Monday, 13 June 2016

Orlando

Omar Mateen, a 29-year-old man, murdered fifty people and injured another 53, many seriously, in the early hours of yesterday morning. He entered a gay night club in Orlando, Florida armed with a rifle and a handgun, and started shooting. Hostages were taken and, following a three-hour standoff, he was shot and killed by police. 
A ghastly event, and one that has shocked the world. One feels only pity and sadness for the families of the many victims, and for the community in Orlando. What to make of all this?
Mateen was a US citizen, born in New York to parents who had immigrated there from Afghanistan. Some commentators have helpfully pointed out that his abominable actions are only to be expected from a radicalised Muslim whose homophobia is endorsed by the Koran.

If that's the case then Christians also have a lot of explaining to do. Religion, as Christopher Hitchens eloquently argued, spoils everything. Religious beliefs (and, worse, religious convictions) have been the cause of limitless human suffering over the past two thousand years (and, to be sure, the source of consolation to many). Homophobia - and intolerance in general - is legitimised by holy books held in high regard by Christians and Muslims  and it's fruitless to argue the case with zealots who hold to the prohibitions of iron age tribes,
Mateen's crime, his father is reported as saying, was prompted by his rage at seeing two men kiss in public in Miami. I think on closer examination his motives may prove to be more complex, personal and deep-rooted. His actions have reportedly been praised by ISIS and will no doubt prompt many Americans to advocate the use of the kind of deadly weapons so easily obtained and deployed by Mateen. 

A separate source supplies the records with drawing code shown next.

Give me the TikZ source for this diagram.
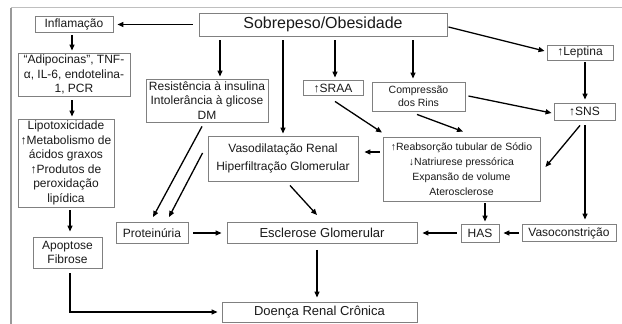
\documentclass[tikz,border=0pt]{standalone}
\usepackage{fontspec}
\setmainfont{Liberation Sans}
\usetikzlibrary{arrows.meta}
\definecolor{boxgray}{HTML}{808080}
\definecolor{txt}{HTML}{1A1A1A}
\tikzset{
  box/.style={draw=boxgray, line width=0.9pt, fill=white, text=txt, inner sep=0pt, align=center,
    font=\fontsize{12}{14.5}\selectfont},
  arr/.style={draw=black, line width=1.3pt, -{Triangle[length=6pt,width=5pt]}},
}
\begin{document}
\begin{tikzpicture}[x=1pt,y=-1pt]
\useasboundingbox (0,0) rectangle (622,324);
\fill[white] (0,0) rectangle (622,324);
\draw[gray!50, line width=1.8pt] (11,7.5) -- (622,7.5);
\draw[gray!80, line width=1.2pt] (11,7.5) -- (11,324);

\node[box, minimum width=248pt, minimum height=23pt, font=\fontsize{16}{18}\selectfont] (sob) at (323,24.5) {Sobrepeso/Obesidade};
\node[box, minimum width=78pt, minimum height=16pt] (infl) at (74,24.5) {Inflamação};
\node[box, minimum width=112pt, minimum height=43pt] (adipo) at (74,74.5) {“Adipocinas”, TNF-\\α, IL-6, endotelina-\\1, PCR};
\node[box, minimum width=96pt, minimum height=88pt] (lipo) at (66,163) {Lipotoxicidade\\↑Metabolismo de\\ácidos graxos\\↑Produtos de\\peroxidação\\lipídica};
\node[box, minimum width=69pt, minimum height=31pt] (apop) at (67.5,252.5) {Apoptose\\Fibrose};
\node[box, minimum width=122pt, minimum height=43pt] (resis) at (207,100.5) {Resistência à insulina\\Intolerância à glicose\\DM};
\node[box, minimum width=150pt, minimum height=45pt, font=\fontsize{12}{18}\selectfont] (vaso) at (283,158.5) {Vasodilatação Renal\\Hiperfiltração Glomerular};
\node[box, minimum width=60pt, minimum height=15pt] (sraa) at (333,88) {↑SRAA};
\node[box, minimum width=93pt, minimum height=29pt, font=\fontsize{10.5}{13}\selectfont] (comp) at (418.5,96.5) {Compressão\\dos Rins};
\node[box, minimum width=66pt, minimum height=15pt] (lept) at (580,52.5) {↑Leptina};
\node[box, minimum width=61pt, minimum height=17pt] (sns) at (584.5,111.5) {↑SNS};
\node[box, minimum width=157pt, minimum height=64pt, font=\fontsize{10.5}{15}\selectfont] (reab) at (461.5,169) {↑Reabsorção tubular de Sódio\\↓Natriurese pressórica\\Expansão de volume\\Aterosclerose};
\node[box, minimum width=72pt, minimum height=21pt] (prot) at (152,233) {Proteinúria};
\node[box, minimum width=190pt, minimum height=21pt, font=\fontsize{13}{15}\selectfont] (escl) at (322,233) {Esclerose Glomerular};
\node[box, minimum width=38pt, minimum height=18pt] (has) at (480,233) {HAS};
\node[box, minimum width=94pt, minimum height=17pt] (vasoc) at (569,233) {Vasoconstrição};
\node[box, minimum width=195pt, minimum height=20pt, font=\fontsize{13}{15}\selectfont] (doenca) at (319.5,312) {Doença Renal Crônica};

% connectors
\draw[arr] ([shift={(-6,0)}]sob.west) -- ([shift={(4,0)}]infl.east);
\draw[arr] ([shift={(-2,2)}]infl.south) -- ([shift={(-2,-2)}]adipo.north);
\draw[arr] ([shift={(-2,4)}]adipo.south) -- ([shift={(6,-2)}]lipo.north);
\draw[arr] ([shift={(4,3)}]lipo.south) -- ([shift={(2.5,-5)}]apop.north);
\draw[arr] ([shift={(2.5,5)}]apop.south) |- ([shift={(-4,0)}]doenca.west);
\draw[arr] ([shift={(-103,4)}]sob.south) -- ([shift={(13,-2)}]resis.north);
\draw[arr] ([shift={(-40,4)}]sob.south) -- ([shift={(0,-2)}]vaso.north);
\draw[arr] ([shift={(12,4)}]sob.south) -- ([shift={(2,-2.5)}]sraa.north);
\draw[arr] ([shift={(90,4)}]sob.south) -- ([shift={(-5.5,-3)}]comp.north);
\draw[arr] ([shift={(1,2.5)}]sob.east) -- ([shift={(-2,-1.5)}]lept.west);
\draw[arr] ([shift={(5,2)}]lept.south) -- ([shift={(0.5,-3)}]sns.north);
\draw[arr] ([shift={(3,-0.5)}]comp.east) -- ([shift={(-2,1.5)}]sns.west);
\draw[arr] ([shift={(2,5.5)}]sraa.south) -- ([shift={(-79.5,-4)}]reab.north);
\draw[arr] ([shift={(-1.5,3)}]comp.south) -- ([shift={(1.5,-5)}]reab.north);
\draw[arr] ([shift={(-4.5,5)}]sns.south) -- ([shift={(5,-2)}]reab.east);
\draw[arr] ([shift={(0.5,5)}]sns.south) -- ([shift={(16,-4.5)}]vasoc.north);
\draw[arr] ([shift={(-3,-17)}]reab.west) -- ([shift={(6,-6.5)}]vaso.east);
\draw[arr] ([shift={(-5,4)}]resis.south) -- ([shift={(1,-5)}]prot.north);
\draw[arr] ([shift={(-5,-5.5)}]vaso.west) -- ([shift={(17,-5)}]prot.north);
\draw[arr] ([shift={(7,4)}]vaso.south) -- ([shift={(-5,-7)}]escl.north);
\draw[arr] ([shift={(5,0)}]prot.east) -- ([shift={(-5,0)}]escl.west);
\draw[arr] ([shift={(-4,0)}]has.west) -- ([shift={(5,0)}]escl.east);
\draw[arr] ([shift={(-3,0)}]vasoc.west) -- ([shift={(4,0)}]has.east);
\draw[arr] ([shift={(23.5,2)}]reab.south) -- ([shift={(5,-2)}]has.north);
\draw[arr] ([shift={(-5,6)}]escl.south) -- ([shift={(-2.5,-4)}]doenca.north);
\end{tikzpicture}
\end{document}
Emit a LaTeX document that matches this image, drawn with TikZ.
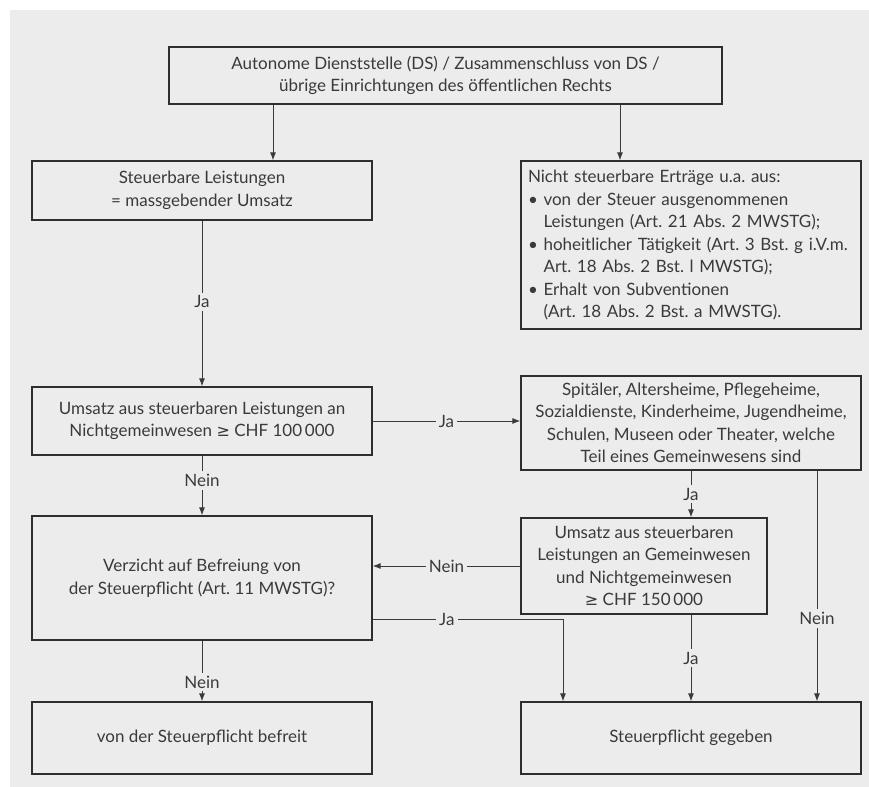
\documentclass[tikz,border=0pt]{standalone}
\usepackage{fontspec}
\setmainfont{Lato}
\newfontfamily\symfont{DejaVu Sans}
\usetikzlibrary{arrows.meta}
\frenchspacing

\definecolor{bggray}{HTML}{ECECEC}
\definecolor{ink}{HTML}{3A3A3A}
\newcommand{\geqsym}{{\symfont\footnotesize ≥}}

\tikzset{
  box/.style={draw=ink!80!black,line width=0.6pt,minimum width=170pt,inner sep=0pt,
    align=center,text=ink,font=\fontsize{8.5}{11.25}\selectfont},
  conn/.style={draw=ink,line width=0.5pt,-{Latex[length=4pt,width=3pt]}},
  lbl/.style={fill=bggray,inner sep=1.5pt,text=ink,font=\fontsize{8.5}{10}\selectfont}
}

\begin{document}
\begin{tikzpicture}[x=0.5pt,y=-0.5pt]
\fill[bggray] (10,10) rectangle (869,787);
\useasboundingbox (0,0) rectangle (869,787);

\node[box,minimum width=276.5pt,minimum height=28.5pt] (start) at (445.5,75.5)
  {Autonome Dienststelle (DS) / Zusammenschluss von DS /\\ übrige Einrichtungen des öffentlichen Rechts};
\node[box,minimum height=29.5pt] (steuer) at (202,190.5)
  {Steuerbare Leistungen\\ = massgebender Umsatz};
\node[box,minimum height=84pt,align=left,text width=163pt,inner xsep=3.5pt] (nicht) at (691,245)
  {Nicht steuerbare Erträge u.a. aus:\\
   • von der Steuer ausgenommenen\\
   \hphantom{• }Leistungen (Art. 21 Abs. 2 MWSTG);\\
   • hoheitlicher Tätigkeit (Art. 3 Bst. g i.V.m.\\
   \hphantom{• }Art. 18 Abs. 2 Bst. l MWSTG);\\
   • Erhalt von Subventionen\\
   \hphantom{• }(Art. 18 Abs. 2 Bst. a MWSTG).};
\node[box,minimum height=34pt] (umsatz) at (202,421)
  {Umsatz aus steuerbaren Leistungen an\\ Nichtgemeinwesen \geqsym\ CHF 100\,000};
\node[box,minimum height=47pt] (spital) at (691,423)
  {Spitäler, Altersheime, Pflegeheime,\\ Sozialdienste, Kinderheime, Jugendheime,\\
   Schulen, Museen oder Theater, welche\\ Teil eines Gemeinwesens sind};
\node[box,minimum width=123pt,minimum height=48pt] (umsatzgw) at (644,566)
  {Umsatz aus steuerbaren\\ Leistungen an Gemeinwesen\\ und Nichtgemeinwesen\\ \geqsym\ CHF 150\,000};
\node[box,minimum height=62pt] (verzicht) at (202,578)
  {Verzicht auf Befreiung von\\ der Steuerpflicht (Art. 11 MWSTG)?};
\node[box,minimum height=36pt] (befreit) at (202,738) {von der Steuerpflicht befreit};
\node[box,minimum height=36pt] (pflicht) at (691,738) {Steuerpflicht gegeben};

\coordinate (xl) at (273,0);
\coordinate (xr) at (620,0);
\coordinate (xn) at (817,0);
\coordinate (jturn) at (563,619);

\draw[conn] (start.south -| xl) -- (steuer.north -| xl);
\draw[conn] (start.south -| xr) -- (nicht.north -| xr);
\draw[conn] (steuer) -- node[lbl,pos=0.49]{Ja} (umsatz);
\draw[conn] (umsatz) -- node[lbl,pos=0.5]{Ja} (spital.west |- umsatz);
\draw[conn] (umsatz) -- node[lbl,pos=0.42]{Nein} (verzicht);
\draw[conn] (spital.south) -- node[lbl]{Ja} (umsatzgw.north -| spital.south);
\draw[conn] (umsatzgw.west) -- node[lbl,pos=0.5]{Nein} (verzicht.east |- umsatzgw.west);
\draw[conn] (verzicht.east |- jturn) -- node[lbl,pos=0.39]{Ja} (jturn) -- (pflicht.north -| jturn);
\draw[conn] (umsatzgw.south -| pflicht.north) -- node[lbl]{Ja} (pflicht.north);
\draw[conn] (spital.south -| xn) -- node[lbl,pos=0.64]{Nein} (pflicht.north -| xn);
\draw[conn] (verzicht) -- node[lbl,pos=0.68]{Nein} (befreit);
\end{tikzpicture}
\end{document}
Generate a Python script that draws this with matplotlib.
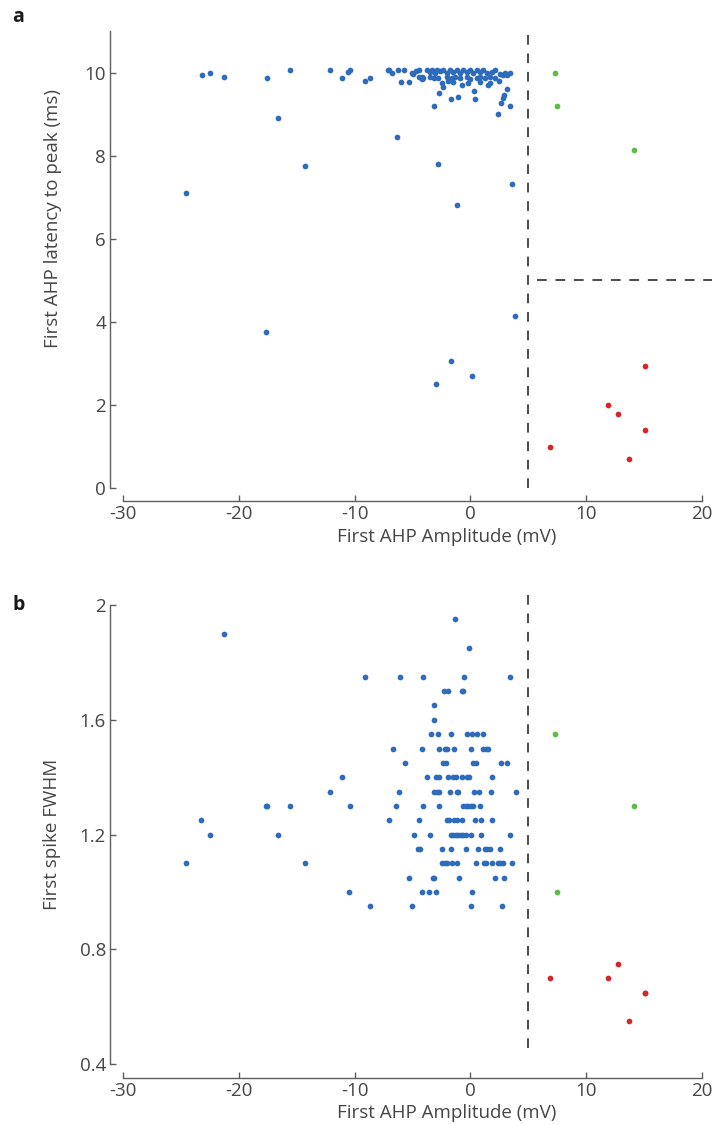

This is really about guns, not religion. And it's about mental health. Look, if you can bear to, at this Wikipedia page listing rampage killings worldwide, arranged by continent and then by type ('grenade amok', vehicular killings' and so on). It makes for the grimmest reading. There's no sense in any of it, no reason, although recurring factors are mental illness and alcohol, and practically all the perpetrators are hopeless inadequates with some kind of grudge against society. Some of these dreadful crimes inevitably have a political and/or religious context or motivation but most are the work of mad, dangerous people with access to weaponry or a way of starting fires.

We need to know about forgotten nonentities such as William Unek, an African police constable who in 1957 killed a total of 57 people in two separate spree killings three years apart. We need to know about Woo Bum-kon, a South Korean policeman who killed 56 people and wounded 35 others during the night of April 26/27, 1982. This was the deadliest known mass murder committed by a lone gunman in modern history, until the Norway attacks of July 22, 2011, in which the white supremacist Anders Behring Breivik killed eight people by detonating a van bomb in Oslo, then shot dead 69 young people at a summer camp on the island of Utøya. Breivik did this to promote his anti-Islamist manifesto (which, I was startled to learn, quoted our public intellectuals Jeremy Clarkson and Melanie Phillips).

Andrew Philip Kehoe, an American farmer, murderd his wife and 43 other people (including 38 children), and injured 58 others by setting off bombs in the Bath School disaster in 1927. 

Ronald Gene Simmons, Sr., a retired US Air Force master sergeant, killed 16 people over a week-long period in 1987, fourteen victims were close members of his family - his wife, three sons, six daughters and three grand-children.

Luis Alfredo Garavito Cubillos, a Colombian rapist and serial killed admitted to the rape, torture and murder of 147 young boys although the final tally is likely to be in excess of 300.  Colombian law limits imprisonment to 40 years but as he confessed and assisted the police in their enquiries his sentence was reduced to 22 years.  Pedro Alonso López also Columbian, was sentenced for killing 80 girls, but claims to have raped and killed more than 300 other girls in Columbia, Peru and Ecuador He released in 1998 from a psychiatric hospital on good behaviour. His present whereabouts is unknown. Can you believe that?


What can we learn from all this? That Muslim zealots have no monopoly on mass murder. That the world has some very frightening nut cases in it. That Catholic Columbia appears to be a safe haven for child killers. That guns kill people.